Jasur Sumerinli, head of the Baku-based military research centre
Doktrina, said the charges were ridiculous. Only defence ministry
employees could have access to confidential documents and maps,
he said.

“Unless someone from the ministry leaked them to Leyla Yunus, she
alone could not get militarily sensitive documents,” he said.
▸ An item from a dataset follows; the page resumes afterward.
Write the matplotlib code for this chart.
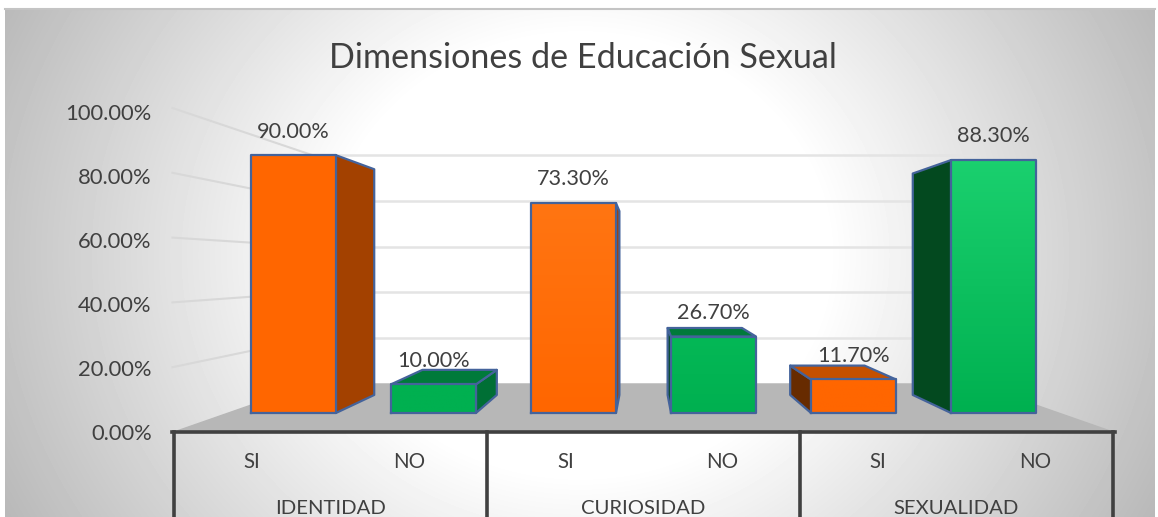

He thought the government was exploiting this summer’s heightened
tensions around Karabakh, where dozens of Armenian and Azerbaijani
soldiers have died in the worst upsurge of violence in 20 years,
in order to crack down on activists.

Leila Aliyeva, director of the Baku-based Centre for National and
International Studies, said that since Nagorny Karabakh is such a
sensitive issue for Azerbaijanis, it can be successfully used by the
government to smear opponents.

“It doesn’t take a lot of effort to sell this to people. That is why
most citizens accept it without question,” she said.

>From comments posted on social media, it would seem that many people
have taken the government’s accusation at face value. Messages posted
on the BBC Azerbaijani Service’s Facebook page accused Leyla Yunus
of betraying her homeland.

Kheyale Khalili, 25, a resident of Ganja, wrote that she hated the
“traitor”.

When interviewed by IWPR, Khalili said that she had not heard of
Leyla Yunus before her arrest was announced on television on July 31.
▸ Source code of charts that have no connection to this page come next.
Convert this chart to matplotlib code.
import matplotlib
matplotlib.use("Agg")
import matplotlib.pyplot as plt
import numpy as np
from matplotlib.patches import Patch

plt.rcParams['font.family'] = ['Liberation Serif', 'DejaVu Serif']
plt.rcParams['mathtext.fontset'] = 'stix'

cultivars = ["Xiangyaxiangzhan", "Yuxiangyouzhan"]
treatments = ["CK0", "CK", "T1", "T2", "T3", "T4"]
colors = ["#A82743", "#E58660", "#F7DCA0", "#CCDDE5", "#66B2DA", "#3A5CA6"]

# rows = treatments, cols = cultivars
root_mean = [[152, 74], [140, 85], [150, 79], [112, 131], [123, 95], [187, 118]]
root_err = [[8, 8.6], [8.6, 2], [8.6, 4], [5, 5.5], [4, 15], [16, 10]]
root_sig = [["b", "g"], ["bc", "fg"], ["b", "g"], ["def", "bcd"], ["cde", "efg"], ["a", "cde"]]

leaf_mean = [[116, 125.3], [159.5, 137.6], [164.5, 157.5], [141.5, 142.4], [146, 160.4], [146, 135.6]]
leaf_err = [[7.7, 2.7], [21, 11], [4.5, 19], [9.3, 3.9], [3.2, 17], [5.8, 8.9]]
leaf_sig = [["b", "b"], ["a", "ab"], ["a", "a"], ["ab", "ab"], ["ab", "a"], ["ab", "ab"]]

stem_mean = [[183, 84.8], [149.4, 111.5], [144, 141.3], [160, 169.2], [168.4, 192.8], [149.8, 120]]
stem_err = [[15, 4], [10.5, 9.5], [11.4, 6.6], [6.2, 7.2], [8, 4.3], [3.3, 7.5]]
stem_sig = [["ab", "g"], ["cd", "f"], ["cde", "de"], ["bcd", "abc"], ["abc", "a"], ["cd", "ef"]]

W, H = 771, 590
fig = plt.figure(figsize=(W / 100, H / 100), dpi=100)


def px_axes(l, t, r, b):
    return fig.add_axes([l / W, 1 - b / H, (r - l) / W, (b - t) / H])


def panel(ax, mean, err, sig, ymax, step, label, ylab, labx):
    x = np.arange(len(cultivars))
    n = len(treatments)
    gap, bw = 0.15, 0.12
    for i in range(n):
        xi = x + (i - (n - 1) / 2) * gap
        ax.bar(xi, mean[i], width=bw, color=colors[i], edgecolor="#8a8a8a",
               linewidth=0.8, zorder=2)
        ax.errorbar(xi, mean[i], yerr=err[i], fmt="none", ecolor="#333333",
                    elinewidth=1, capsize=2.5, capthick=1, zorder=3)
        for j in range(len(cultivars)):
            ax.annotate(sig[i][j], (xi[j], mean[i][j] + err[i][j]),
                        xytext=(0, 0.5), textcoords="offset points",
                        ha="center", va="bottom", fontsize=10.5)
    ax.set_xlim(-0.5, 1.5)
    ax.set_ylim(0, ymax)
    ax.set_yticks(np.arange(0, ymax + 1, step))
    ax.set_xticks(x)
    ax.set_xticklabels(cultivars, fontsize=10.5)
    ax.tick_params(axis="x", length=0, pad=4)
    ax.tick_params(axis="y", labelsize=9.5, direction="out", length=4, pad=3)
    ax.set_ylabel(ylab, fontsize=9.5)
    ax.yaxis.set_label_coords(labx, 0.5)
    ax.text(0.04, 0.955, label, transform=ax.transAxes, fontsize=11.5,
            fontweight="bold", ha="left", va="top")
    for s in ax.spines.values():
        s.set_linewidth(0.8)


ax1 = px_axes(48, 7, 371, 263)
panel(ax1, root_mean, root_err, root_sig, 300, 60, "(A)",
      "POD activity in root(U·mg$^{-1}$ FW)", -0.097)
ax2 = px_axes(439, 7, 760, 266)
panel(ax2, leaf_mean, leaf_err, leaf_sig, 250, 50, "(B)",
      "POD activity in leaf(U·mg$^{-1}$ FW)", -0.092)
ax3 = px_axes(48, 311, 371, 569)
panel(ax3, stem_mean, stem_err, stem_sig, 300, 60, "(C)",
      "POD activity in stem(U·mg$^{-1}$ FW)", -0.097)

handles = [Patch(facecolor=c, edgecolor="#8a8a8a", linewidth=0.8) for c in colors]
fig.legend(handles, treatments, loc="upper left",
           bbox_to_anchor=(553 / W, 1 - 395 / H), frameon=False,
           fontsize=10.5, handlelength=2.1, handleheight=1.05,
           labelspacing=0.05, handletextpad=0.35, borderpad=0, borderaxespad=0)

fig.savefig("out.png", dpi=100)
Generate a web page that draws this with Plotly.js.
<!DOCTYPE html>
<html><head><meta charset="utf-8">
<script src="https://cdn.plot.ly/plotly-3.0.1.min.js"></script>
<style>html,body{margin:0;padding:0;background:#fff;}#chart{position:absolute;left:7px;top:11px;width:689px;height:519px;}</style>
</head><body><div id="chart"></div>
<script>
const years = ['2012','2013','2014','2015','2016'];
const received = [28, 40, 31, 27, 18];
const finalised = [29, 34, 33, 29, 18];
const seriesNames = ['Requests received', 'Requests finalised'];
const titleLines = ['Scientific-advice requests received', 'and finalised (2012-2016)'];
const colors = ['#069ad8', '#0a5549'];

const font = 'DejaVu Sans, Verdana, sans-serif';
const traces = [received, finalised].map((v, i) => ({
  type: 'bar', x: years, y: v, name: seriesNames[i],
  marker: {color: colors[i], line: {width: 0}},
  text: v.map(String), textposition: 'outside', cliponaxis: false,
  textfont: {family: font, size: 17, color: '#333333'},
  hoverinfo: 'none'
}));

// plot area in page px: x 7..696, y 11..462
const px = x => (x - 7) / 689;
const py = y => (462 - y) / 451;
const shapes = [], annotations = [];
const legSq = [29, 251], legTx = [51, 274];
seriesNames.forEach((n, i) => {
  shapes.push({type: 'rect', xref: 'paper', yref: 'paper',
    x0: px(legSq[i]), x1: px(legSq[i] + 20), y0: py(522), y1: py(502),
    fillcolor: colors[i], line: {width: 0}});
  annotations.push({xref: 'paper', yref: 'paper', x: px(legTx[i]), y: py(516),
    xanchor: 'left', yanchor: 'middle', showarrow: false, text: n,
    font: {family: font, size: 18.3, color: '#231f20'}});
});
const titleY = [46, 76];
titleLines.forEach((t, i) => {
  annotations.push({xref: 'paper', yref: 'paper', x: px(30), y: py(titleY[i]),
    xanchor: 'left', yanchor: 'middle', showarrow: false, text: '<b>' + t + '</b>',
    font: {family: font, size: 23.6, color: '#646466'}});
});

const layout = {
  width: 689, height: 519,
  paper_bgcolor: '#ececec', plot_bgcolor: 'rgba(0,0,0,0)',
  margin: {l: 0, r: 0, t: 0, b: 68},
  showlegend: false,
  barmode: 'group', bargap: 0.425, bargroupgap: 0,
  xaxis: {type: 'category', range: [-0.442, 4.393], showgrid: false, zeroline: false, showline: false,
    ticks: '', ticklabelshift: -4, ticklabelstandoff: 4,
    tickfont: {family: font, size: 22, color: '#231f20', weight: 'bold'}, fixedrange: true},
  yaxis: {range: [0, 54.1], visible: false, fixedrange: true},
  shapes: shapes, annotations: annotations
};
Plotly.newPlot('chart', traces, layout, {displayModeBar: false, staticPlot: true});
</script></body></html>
“I am an Azeri. Of course I will be angry about someone collaborating
with Armenians,” she said.

State-controlled television remains the dominant source of information
in Azerbaijan. According to a 2013 survey from the Caucasus Research
Resource Centre (CRRC), only 22 per cent of viewers thought the
television news was unreliable.

CRRC survey results also showed that, for the last six years,
most respondents have seen the fate of Nagorny Karabakh as the most
important issue facing the country and almost all of them see Armenia
as Azerbaijan’s main enemy.

Last year, only 17 per cent of respondents said it was important for
good citizens to be critical of the government. Trust in President
Ilham Aliyev remained high at 84 per cent.

“If Nagorny Karabakh remains the number one problem our society is
facing, then it is much harder to point to our failing health care, the
poor state of education or human rights abuses,” said Jale Sultanli,
a PhD student from Azerbaijan at the School for Conflict Analysis
and Resolution at George Mason University.
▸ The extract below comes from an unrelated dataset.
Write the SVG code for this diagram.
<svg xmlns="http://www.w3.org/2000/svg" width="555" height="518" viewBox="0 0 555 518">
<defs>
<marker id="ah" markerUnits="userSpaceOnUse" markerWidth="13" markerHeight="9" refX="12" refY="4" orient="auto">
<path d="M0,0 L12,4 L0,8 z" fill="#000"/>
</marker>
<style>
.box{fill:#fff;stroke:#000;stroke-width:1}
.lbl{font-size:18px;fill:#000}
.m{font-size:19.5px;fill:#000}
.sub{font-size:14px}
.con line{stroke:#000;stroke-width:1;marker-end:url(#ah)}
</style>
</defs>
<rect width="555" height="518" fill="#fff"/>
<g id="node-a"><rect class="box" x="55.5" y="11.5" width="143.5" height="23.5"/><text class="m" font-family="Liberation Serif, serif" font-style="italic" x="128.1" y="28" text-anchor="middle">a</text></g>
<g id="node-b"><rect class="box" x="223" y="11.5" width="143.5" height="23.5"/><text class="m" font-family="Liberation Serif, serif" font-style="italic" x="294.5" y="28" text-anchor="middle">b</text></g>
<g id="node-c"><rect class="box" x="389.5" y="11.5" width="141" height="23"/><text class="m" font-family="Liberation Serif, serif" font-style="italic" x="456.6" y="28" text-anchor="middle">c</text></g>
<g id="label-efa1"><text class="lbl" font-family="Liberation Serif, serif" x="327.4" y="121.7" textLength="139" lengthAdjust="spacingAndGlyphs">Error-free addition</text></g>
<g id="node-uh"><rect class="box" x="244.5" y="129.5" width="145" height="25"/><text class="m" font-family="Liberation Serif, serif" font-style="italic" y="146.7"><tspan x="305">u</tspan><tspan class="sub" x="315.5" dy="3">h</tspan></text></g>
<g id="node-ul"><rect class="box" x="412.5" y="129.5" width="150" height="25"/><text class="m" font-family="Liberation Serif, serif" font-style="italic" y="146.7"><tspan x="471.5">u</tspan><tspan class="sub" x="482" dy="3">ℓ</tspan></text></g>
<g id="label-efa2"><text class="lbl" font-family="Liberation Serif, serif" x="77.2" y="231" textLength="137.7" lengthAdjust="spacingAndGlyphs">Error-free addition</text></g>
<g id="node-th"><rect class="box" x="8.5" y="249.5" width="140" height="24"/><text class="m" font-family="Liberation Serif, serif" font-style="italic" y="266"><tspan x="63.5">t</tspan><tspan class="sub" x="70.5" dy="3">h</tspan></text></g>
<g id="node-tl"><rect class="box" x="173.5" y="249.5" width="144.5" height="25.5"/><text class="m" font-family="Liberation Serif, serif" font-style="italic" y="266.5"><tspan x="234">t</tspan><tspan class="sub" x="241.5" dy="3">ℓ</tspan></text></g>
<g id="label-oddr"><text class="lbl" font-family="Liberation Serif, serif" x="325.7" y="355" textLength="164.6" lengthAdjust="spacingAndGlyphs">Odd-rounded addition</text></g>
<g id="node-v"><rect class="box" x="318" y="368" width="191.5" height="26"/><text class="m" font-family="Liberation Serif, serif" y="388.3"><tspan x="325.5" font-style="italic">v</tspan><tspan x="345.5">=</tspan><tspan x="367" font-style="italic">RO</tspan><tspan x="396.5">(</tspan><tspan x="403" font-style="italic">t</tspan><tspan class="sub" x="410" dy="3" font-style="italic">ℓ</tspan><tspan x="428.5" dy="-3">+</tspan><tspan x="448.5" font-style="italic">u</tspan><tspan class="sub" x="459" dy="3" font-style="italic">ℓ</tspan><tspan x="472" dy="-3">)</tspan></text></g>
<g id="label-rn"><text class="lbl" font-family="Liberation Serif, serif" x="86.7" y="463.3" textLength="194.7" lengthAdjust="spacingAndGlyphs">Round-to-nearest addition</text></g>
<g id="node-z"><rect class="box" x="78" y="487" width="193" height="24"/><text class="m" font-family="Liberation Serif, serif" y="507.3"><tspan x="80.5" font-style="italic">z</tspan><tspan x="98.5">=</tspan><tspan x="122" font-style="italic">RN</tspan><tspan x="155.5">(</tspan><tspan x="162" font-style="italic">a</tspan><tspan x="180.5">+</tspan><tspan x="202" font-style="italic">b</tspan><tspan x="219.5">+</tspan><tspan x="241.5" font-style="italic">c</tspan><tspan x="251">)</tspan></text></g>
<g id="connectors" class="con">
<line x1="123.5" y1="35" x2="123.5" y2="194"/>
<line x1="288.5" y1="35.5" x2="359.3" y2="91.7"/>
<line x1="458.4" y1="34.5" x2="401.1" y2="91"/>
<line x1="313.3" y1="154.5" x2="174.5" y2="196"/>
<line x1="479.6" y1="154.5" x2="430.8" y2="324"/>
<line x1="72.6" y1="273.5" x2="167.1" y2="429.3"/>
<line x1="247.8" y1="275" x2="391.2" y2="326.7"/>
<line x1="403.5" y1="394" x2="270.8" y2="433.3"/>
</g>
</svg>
Aliyev met his Armenian counterpart Serzh Sargsyan in Sochi on
August 10 to discuss the conflict. Both presidents said they still
backed a negotiated resolution of the conflict. (See Putin Mediates
Azeri-Armenian Talks on the meeting.)

Sultanli is one of the few experts in the country who thinks ordinary
Azerbaijanis and Armenians should launch their own efforts to help
bring peace between the two countries. In 2010 she established Caucasus
Edition, an online scholarly journal focusing on the conflict.

“There is a group of people across the region who have been working
together for many years now. These individuals and organisations are
the bridges that exist between two societies. Only our presidents can
agree to a solution, but it cannot be implemented without society’s
participation and involvement,” she said. “There is already minimal
support for public diplomacy efforts and these arrests contribute to
the negative perceptions and create more mistrust about these projects,
and about the organisations and individuals involved in them. It also
creates fear and discourages more people from getting involved.”

Shahla Sultanova is a freelance journalist in Azerbaijan.